We could perhaps go a step further, tho I haven't looked closely enough at the exceptions in Section 230 in writing this. How about if Eric Rasmusen sets up a site called Hit Man Central, where people could anonymously advertise their services as murderers for hire? I couldn't profit from it--- I would do it from pure malice-- and I could be subpoena'd for any info I had, but I'd be sure to explain to the content providers how to submit secretly and how to tell clients to get in touch with them.

I do not know Section 230 law much, though I am rapidly learning. The statute itself is poorly written and ambiguous. One literal interpretation is that Facebook can indeed set up Libelzine. An opposite interpretation is is that Section 230 says it does not displace state law, so it doesn't displace defamation law; it only clarifies that Facebook isn't liable for unintentionally allowing the posting of defamatory materials by someone unrelated to Facebook and unencouraged by them.

The purpose of Section 230 seems pretty clear, though: to let internet service providers provide arms-length hosting without having to check all the content in advance. It was to improve information flow, not to worsen it by legalizing defamation. It did not contemplate service providers who operated like newspapers.


Miscellaneous

  • ""Public Forum" is a term of constitutional significance - it refers to the public space that the govt provides - not a private website at which people congregate. Courts have repeatedly held that social media platforms are not subject to the "public forum doctrine." But what if the government bans private companies from doing something, and then sets up their own public space? What about air waves TV and the FCC?
  • It would be quite possible to issue new versions of Windows or the Apple operating system that do not allow you to read articles criticizing the Biden Administration. In fact, they could be written to disallow writing such criticism on them. Do we want to allow that? Think of secondary boycotts in labor law, or the prohibition on cartels in antitrust.
  • From NetChoice v. Moody:

    In Stratton Oakmont, Inc. v. Prodigy Services Co., 1995 WL 323710, at *3–4 (N.Y. Sup. Ct. May 24, 1995), an anonymous user posted allegedly defamatory content on an electronic bulletin board—an earlier version of what today might be called social media. The court said that if the provider of such a bulletin board did not undertake to review posted content—much as a librarian does not undertake to review all the books in a library—the provider would not be deemed the publisher of a defamatory post, absent sufficient actual knowledge of the defamatory nature of the content at issue. On the facts of that case, though, the provider undertook to screen the posted content—to maintain a “family oriented” site. The court held this subjected the provider to liability as a publisher of the content. At least partly in response to that decision, which was deemed a threat to development of the internet, Congress enacted 47 U.S.C. § 230.
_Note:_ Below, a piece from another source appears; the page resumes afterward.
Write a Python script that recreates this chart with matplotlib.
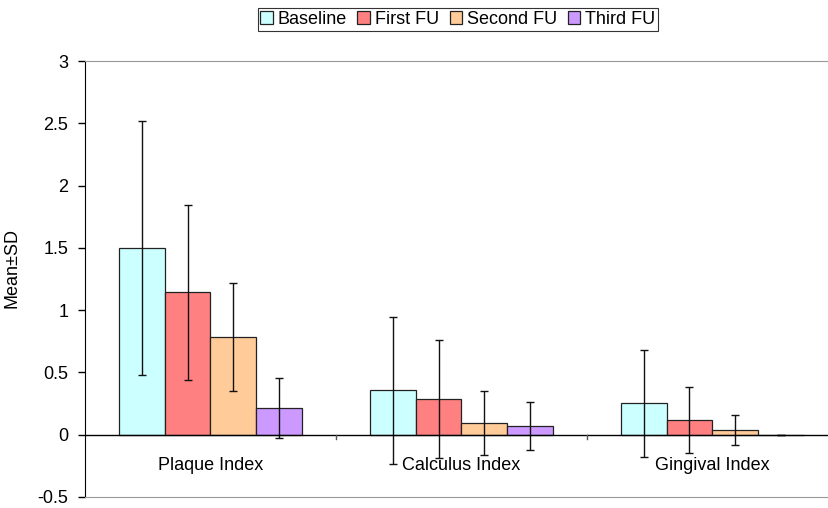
import numpy as np
import matplotlib
matplotlib.use('Agg')
import matplotlib.pyplot as plt

plt.rcParams['font.family'] = ['Liberation Sans', 'DejaVu Sans']

categories = ['Plaque Index', 'Calculus Index', 'Gingival Index']
series = ['Baseline', 'First FU', 'Second FU', 'Third FU']
colors = ['#CCFFFF', '#FF8080', '#FFCC99', '#CC99FF']

# mean values per series (one per category)
baseline = [1.50, 0.357, 0.254]
first_fu = [1.142, 0.286, 0.118]
second_fu = [0.784, 0.094, 0.037]
third_fu = [0.214, 0.067, 0.0]

# standard deviations
baseline_sd = [1.02, 0.59, 0.43]
first_fu_sd = [0.705, 0.473, 0.268]
second_fu_sd = [0.435, 0.256, 0.12]
third_fu_sd = [0.24, 0.193, 0.0]

means = [baseline, first_fu, second_fu, third_fu]
sds = [baseline_sd, first_fu_sd, second_fu_sd, third_fu_sd]

fig = plt.figure(figsize=(8.29, 5.08), dpi=100)
ax = fig.add_axes([0.1025, 0.0217, 0.908, 0.858])

x = np.arange(len(categories))
w = 0.182
for k in range(4):
    pos = x + (k - 1.5) * w
    ax.bar(pos, means[k], width=w, color=colors[k], edgecolor='#222222',
           linewidth=0.9, label=series[k], zorder=2)
    ax.errorbar(pos, means[k], yerr=sds[k], fmt='none', ecolor='#111111',
                elinewidth=1, capsize=3, capthick=1, zorder=3)

ax.set_xlim(-0.5, 2.5)
ax.set_ylim(-0.5, 3)
ax.set_yticks([-0.5, 0, 0.5, 1, 1.5, 2, 2.5, 3])
ax.set_yticklabels(['-0.5', '0', '0.5', '1', '1.5', '2', '2.5', '3'], fontsize=13)
ax.tick_params(axis='y', direction='out', length=5, width=1, color='black', pad=7)
ax.set_xticks([])

ax.spines['right'].set_visible(False)
ax.spines['top'].set_color('#999999')
ax.spines['bottom'].set_color('#999999')
ax.spines['left'].set_color('black')

# x axis at zero with category tick marks
ax.axhline(0, color='black', linewidth=1, zorder=4)
for t in [0.5, 1.5]:
    ax.plot([t, t], [0, -0.035], color='#555555', linewidth=1, zorder=4)

for i, c in enumerate(categories):
    ax.text(i, -0.245, c, ha='center', va='center', fontsize=13)

ax.set_ylabel('Mean±SD', fontsize=13)
ax.yaxis.set_label_coords(-0.086, 0.525)

leg = fig.legend(loc='center', bbox_to_anchor=(0.552, 0.962), ncol=4,
                 fontsize=13, frameon=True, fancybox=False, edgecolor='black',
                 handlelength=0.7, handleheight=0.7, handletextpad=0.25,
                 columnspacing=0.6, borderpad=0.15, borderaxespad=0)
leg.get_frame().set_linewidth(0.8)

fig.savefig('out.png', dpi=100)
  • NetChoice v. Moody says that a platform can remove *any* material it considers objectionable, for any reason, including, in particular, that the content provider is someone running for office, under Section 230. If read this way, it would rule out federal and state civil rights laws.
  • NetChoice v. Moody: The plaintiffs say—correctly—that they use editorial judgment in making these decisions, much as more traditional media providers use editorial judgment when choosing what to put in or leave out of a publication or broadcast.
  • NetChoice v. Moody:

    In Miami Herald Publishing Co. v. Tornillo, 418 U.S. 241 (1974), the Court rejected just such an argument, striking down a Florida statute requiring a newspaper to print a candidate’s reply to the newspaper’s unfavorable assertions.

  • NetChoice v. Moody:

    Whatever might be said of the largest providers’ monopolistic conduct, the internet provides a greater opportunity for individuals to publish their views—and for candidates to communicate directly with voters—than existed before the internet arrived.

But can you get viewers? You get crowded out. It is like anyone being able to say anything they want, but being blocked from newspapers and prohibited from public spaces.

  • NetChoice v. Moody:

    The third case on the plaintiffs’ side is Pacific Gas & Electric Co. v. Public Utilities Commission of California, 475 U.S. 1 (1986). There a public utility included in its billing envelopes its own viewpoint-laden newsletters. The state directed the utility to include in its billing envelopes four times per year a private watchdog organization’s newsletters setting out a viewpoint with which the utility disagreed. The Supreme Court held this unconstitutional.

  • NetChoice v. Moody:

    Similarly, in PruneYard Shopping Center v. Robins, 447 U.S. 74 (1980), a shopping center refused to allow individuals to solicit petition signatures from members of the public at the shopping center. The California Supreme Court held the individuals had the right, under state law, to engage in the proposed activity. The ruling did not compel the shopping center to say anything at all, and the ruling did not prohibit the center from saying anything it wished, when and how it wished. The United States Supreme Court said it was unlikely anyone would attribute the solicitation activities to the shopping center and, with no state action compelling the center to speak or restricting it from doing so, there was no violation of the First Amendment.

  • NetChoice v. Moody:

    Moreover, these statements are consistent with the statutory definition of “social media platform,” which extends only to, and thus makes the legislation applicable only to, large entities—those with $100 million in revenues or 100 million monthly participants. As the Supreme Court has recognized, discrimination between speakers is often a tell for content discrimination....The state has suggested no other basis for imposing these restrictions only on the largest providers.

Antitrust enters here, and natural monopoly.